> **WORK TO BE COMPLETED**:
Reproduce nothing except the lines between the line with "Clone this chart in matplotlib." and the line with "ax.axis('off')", both ends included, and please leave out pictures.

> **Items from a data source**:
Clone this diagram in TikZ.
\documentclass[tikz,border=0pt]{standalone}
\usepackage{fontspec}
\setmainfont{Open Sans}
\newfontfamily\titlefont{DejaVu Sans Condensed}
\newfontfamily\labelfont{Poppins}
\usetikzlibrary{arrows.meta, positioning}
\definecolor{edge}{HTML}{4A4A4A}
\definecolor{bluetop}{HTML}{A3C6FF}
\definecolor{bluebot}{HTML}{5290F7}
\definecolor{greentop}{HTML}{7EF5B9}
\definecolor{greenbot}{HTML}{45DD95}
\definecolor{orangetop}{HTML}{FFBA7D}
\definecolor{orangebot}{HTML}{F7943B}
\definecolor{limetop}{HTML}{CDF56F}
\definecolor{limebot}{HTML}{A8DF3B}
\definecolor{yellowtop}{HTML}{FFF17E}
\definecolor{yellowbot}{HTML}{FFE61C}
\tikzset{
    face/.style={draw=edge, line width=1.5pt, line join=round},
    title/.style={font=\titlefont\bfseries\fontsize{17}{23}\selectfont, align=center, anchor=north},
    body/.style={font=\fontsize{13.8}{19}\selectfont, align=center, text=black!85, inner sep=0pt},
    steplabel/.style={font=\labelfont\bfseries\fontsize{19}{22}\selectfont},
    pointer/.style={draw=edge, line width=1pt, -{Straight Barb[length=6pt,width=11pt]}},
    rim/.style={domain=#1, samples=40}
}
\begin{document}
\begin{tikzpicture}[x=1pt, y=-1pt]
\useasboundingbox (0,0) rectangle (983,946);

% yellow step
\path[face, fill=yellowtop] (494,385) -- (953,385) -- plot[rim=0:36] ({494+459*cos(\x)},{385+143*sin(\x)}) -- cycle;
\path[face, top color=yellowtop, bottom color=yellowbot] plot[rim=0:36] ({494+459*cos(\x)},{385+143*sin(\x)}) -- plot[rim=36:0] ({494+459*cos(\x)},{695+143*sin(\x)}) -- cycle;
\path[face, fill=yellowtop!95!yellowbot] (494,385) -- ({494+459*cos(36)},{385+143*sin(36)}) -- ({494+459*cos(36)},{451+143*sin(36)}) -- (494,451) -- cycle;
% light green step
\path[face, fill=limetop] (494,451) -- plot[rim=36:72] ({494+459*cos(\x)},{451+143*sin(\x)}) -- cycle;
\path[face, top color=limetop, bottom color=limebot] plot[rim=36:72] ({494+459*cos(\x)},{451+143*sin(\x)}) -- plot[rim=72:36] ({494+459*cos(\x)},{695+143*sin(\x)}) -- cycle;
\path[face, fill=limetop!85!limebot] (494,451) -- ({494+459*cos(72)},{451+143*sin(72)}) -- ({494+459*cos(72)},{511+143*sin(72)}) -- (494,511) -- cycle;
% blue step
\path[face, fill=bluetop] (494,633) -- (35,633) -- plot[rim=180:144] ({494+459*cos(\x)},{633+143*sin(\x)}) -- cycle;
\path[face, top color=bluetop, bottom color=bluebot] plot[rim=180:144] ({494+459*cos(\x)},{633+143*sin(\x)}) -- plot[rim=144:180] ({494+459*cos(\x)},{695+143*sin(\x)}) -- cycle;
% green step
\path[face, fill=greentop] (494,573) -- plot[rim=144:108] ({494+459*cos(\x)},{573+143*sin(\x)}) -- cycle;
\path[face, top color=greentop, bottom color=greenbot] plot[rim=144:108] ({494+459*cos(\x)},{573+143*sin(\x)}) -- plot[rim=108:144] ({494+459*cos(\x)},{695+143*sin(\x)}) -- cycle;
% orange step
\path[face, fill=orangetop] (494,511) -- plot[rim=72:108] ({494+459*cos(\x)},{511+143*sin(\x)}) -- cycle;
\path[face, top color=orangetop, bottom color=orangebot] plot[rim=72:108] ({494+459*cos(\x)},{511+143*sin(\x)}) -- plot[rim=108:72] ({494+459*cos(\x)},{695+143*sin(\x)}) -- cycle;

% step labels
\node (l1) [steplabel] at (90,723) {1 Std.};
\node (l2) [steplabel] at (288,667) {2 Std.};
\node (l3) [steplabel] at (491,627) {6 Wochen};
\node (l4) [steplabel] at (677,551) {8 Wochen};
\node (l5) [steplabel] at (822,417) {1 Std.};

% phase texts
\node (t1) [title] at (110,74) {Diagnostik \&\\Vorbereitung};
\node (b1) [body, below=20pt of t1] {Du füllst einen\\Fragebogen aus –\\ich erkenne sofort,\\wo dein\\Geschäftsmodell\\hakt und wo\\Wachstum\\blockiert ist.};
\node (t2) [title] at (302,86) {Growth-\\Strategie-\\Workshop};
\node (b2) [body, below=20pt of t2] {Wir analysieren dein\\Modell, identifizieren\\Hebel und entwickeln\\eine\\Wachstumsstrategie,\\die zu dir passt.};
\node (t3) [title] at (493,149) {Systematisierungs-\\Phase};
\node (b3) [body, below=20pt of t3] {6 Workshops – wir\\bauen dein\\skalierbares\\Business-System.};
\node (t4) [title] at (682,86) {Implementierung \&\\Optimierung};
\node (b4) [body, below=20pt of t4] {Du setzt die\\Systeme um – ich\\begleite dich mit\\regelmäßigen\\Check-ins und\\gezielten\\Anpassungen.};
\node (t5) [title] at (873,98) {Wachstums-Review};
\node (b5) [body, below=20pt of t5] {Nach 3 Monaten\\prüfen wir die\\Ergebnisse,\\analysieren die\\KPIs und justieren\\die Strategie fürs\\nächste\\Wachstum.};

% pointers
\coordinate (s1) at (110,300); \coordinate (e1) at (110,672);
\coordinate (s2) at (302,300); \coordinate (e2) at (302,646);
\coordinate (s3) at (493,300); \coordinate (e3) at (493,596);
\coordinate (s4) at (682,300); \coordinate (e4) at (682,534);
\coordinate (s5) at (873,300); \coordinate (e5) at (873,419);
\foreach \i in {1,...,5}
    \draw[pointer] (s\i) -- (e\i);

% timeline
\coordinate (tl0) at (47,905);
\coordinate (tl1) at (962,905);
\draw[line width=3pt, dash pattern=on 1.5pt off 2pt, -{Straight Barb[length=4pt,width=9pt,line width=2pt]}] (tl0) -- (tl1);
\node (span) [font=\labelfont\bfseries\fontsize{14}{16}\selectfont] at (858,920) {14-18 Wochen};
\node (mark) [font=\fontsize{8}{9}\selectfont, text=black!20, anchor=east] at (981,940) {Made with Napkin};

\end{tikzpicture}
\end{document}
==
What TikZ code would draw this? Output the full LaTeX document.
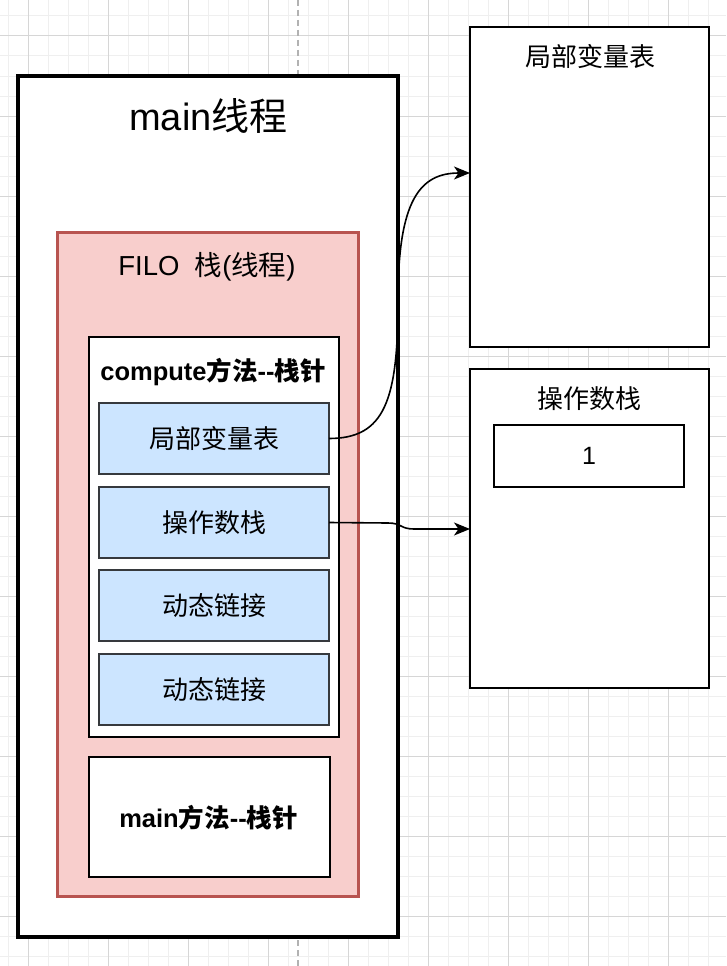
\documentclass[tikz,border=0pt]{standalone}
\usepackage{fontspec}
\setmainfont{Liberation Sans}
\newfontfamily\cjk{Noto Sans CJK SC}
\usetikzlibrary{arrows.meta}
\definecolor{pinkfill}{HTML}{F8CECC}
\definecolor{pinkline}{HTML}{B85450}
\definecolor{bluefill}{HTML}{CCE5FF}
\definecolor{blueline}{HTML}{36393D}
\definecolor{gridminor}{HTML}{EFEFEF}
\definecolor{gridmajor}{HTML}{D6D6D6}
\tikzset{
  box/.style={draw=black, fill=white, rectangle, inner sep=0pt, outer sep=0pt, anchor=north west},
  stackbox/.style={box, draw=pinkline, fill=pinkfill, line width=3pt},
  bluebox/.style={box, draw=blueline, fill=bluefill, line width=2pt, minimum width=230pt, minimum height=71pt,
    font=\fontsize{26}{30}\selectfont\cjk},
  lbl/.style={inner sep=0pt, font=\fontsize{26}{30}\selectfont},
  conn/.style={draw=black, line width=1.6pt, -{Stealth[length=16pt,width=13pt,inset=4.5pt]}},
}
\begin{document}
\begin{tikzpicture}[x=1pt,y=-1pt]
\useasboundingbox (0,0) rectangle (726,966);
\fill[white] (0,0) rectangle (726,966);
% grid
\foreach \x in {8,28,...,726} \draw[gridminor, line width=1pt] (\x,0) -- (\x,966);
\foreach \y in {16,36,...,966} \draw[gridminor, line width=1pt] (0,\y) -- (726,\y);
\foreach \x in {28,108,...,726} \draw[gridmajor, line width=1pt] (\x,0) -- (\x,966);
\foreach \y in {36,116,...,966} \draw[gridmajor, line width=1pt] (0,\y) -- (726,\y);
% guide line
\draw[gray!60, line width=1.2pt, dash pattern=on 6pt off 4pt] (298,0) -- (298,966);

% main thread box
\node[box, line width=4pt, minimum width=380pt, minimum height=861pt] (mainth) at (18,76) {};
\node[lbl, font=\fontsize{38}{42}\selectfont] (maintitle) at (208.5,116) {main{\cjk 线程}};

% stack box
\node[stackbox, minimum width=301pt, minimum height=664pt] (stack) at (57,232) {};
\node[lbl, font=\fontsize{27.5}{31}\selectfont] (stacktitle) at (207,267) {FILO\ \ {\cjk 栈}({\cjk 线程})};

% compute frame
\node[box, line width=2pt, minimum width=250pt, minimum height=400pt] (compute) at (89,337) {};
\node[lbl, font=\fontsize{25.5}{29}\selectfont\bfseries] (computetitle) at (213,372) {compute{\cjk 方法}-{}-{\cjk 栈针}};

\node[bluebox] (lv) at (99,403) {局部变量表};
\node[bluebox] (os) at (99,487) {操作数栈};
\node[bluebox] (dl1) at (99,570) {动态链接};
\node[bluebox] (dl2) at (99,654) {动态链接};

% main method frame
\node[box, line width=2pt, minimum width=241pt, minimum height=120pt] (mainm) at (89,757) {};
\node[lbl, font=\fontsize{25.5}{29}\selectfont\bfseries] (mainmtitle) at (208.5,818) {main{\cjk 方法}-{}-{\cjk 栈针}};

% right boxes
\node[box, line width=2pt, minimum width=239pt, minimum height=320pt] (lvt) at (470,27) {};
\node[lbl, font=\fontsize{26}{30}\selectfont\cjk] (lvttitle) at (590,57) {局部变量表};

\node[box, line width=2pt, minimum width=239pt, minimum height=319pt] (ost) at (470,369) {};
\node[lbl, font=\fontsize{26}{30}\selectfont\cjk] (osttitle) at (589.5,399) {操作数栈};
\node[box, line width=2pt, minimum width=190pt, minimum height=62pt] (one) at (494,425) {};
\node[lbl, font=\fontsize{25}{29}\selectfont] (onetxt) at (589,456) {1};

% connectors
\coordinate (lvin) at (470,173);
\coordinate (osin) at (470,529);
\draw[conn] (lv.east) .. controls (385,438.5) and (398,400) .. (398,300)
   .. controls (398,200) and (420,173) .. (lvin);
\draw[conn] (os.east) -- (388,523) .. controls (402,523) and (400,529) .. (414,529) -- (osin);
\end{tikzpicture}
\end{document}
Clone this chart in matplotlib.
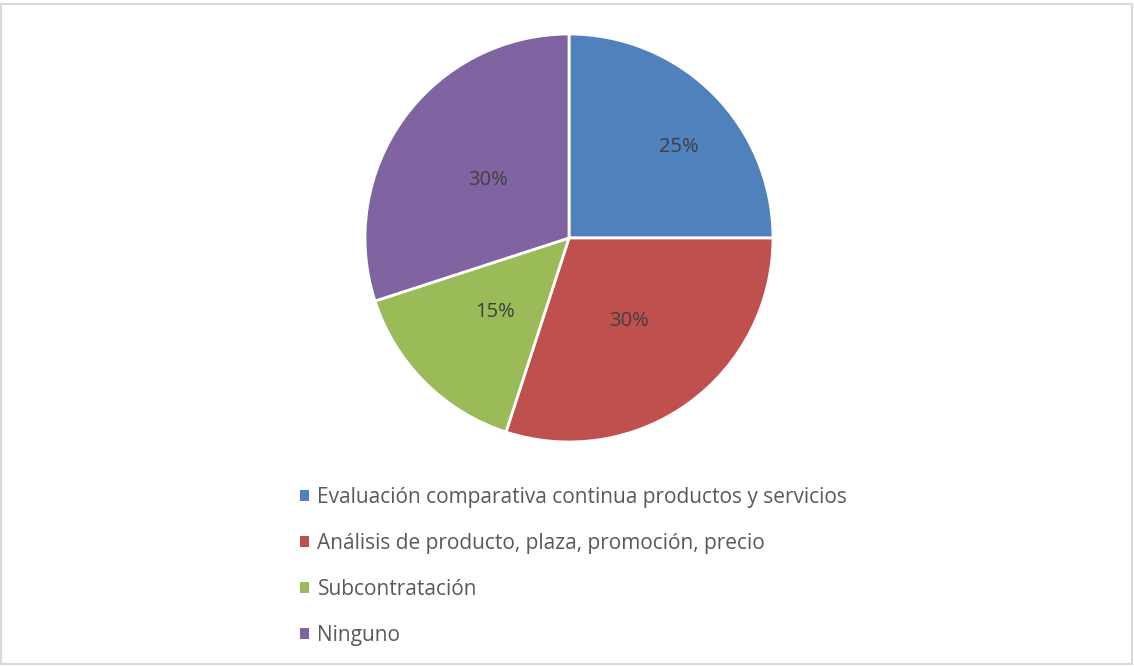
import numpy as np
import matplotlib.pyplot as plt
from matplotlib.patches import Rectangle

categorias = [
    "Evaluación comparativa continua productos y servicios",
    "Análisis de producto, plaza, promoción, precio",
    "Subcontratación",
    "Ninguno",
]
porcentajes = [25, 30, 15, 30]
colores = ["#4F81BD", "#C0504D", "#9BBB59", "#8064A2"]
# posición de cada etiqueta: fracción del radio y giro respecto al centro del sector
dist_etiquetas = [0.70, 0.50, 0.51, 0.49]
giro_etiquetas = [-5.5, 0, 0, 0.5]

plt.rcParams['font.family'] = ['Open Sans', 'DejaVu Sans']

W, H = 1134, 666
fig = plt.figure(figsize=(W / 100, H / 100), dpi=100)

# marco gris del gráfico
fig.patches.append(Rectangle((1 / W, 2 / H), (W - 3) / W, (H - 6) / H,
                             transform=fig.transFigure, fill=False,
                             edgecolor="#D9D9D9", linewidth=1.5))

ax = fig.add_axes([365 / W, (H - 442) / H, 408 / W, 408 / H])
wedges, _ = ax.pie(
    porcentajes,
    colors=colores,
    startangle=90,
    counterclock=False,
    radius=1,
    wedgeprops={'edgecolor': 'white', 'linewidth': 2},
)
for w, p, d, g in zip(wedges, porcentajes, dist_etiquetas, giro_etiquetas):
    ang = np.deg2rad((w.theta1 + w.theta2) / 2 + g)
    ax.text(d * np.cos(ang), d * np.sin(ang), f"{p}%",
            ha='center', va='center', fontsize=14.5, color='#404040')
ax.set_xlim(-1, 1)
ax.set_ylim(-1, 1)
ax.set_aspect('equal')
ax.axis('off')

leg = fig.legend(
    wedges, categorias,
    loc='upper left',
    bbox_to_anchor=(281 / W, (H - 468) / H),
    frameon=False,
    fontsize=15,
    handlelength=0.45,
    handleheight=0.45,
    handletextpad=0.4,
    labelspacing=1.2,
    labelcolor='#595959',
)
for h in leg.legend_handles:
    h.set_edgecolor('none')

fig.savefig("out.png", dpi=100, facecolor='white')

> **IN RESPONSE**:
Clone this chart in matplotlib.
import numpy as np
import matplotlib.pyplot as plt
from matplotlib.patches import Rectangle

categorias = [
    "Evaluación comparativa continua productos y servicios",
    "Análisis de producto, plaza, promoción, precio",
    "Subcontratación",
    "Ninguno",
]
porcentajes = [25, 30, 15, 30]
colores = ["#4F81BD", "#C0504D", "#9BBB59", "#8064A2"]
# posición de cada etiqueta: fracción del radio y giro respecto al centro del sector
dist_etiquetas = [0.70, 0.50, 0.51, 0.49]
giro_etiquetas = [-5.5, 0, 0, 0.5]

plt.rcParams['font.family'] = ['Open Sans', 'DejaVu Sans']

W, H = 1134, 666
fig = plt.figure(figsize=(W / 100, H / 100), dpi=100)

# marco gris del gráfico
fig.patches.append(Rectangle((1 / W, 2 / H), (W - 3) / W, (H - 6) / H,
                             transform=fig.transFigure, fill=False,
                             edgecolor="#D9D9D9", linewidth=1.5))

ax = fig.add_axes([365 / W, (H - 442) / H, 408 / W, 408 / H])
wedges, _ = ax.pie(
    porcentajes,
    colors=colores,
    startangle=90,
    counterclock=False,
    radius=1,
    wedgeprops={'edgecolor': 'white', 'linewidth': 2},
)
for w, p, d, g in zip(wedges, porcentajes, dist_etiquetas, giro_etiquetas):
    ang = np.deg2rad((w.theta1 + w.theta2) / 2 + g)
    ax.text(d * np.cos(ang), d * np.sin(ang), f"{p}%",
            ha='center', va='center', fontsize=14.5, color='#404040')
ax.set_xlim(-1, 1)
ax.set_ylim(-1, 1)
ax.set_aspect('equal')
ax.axis('off')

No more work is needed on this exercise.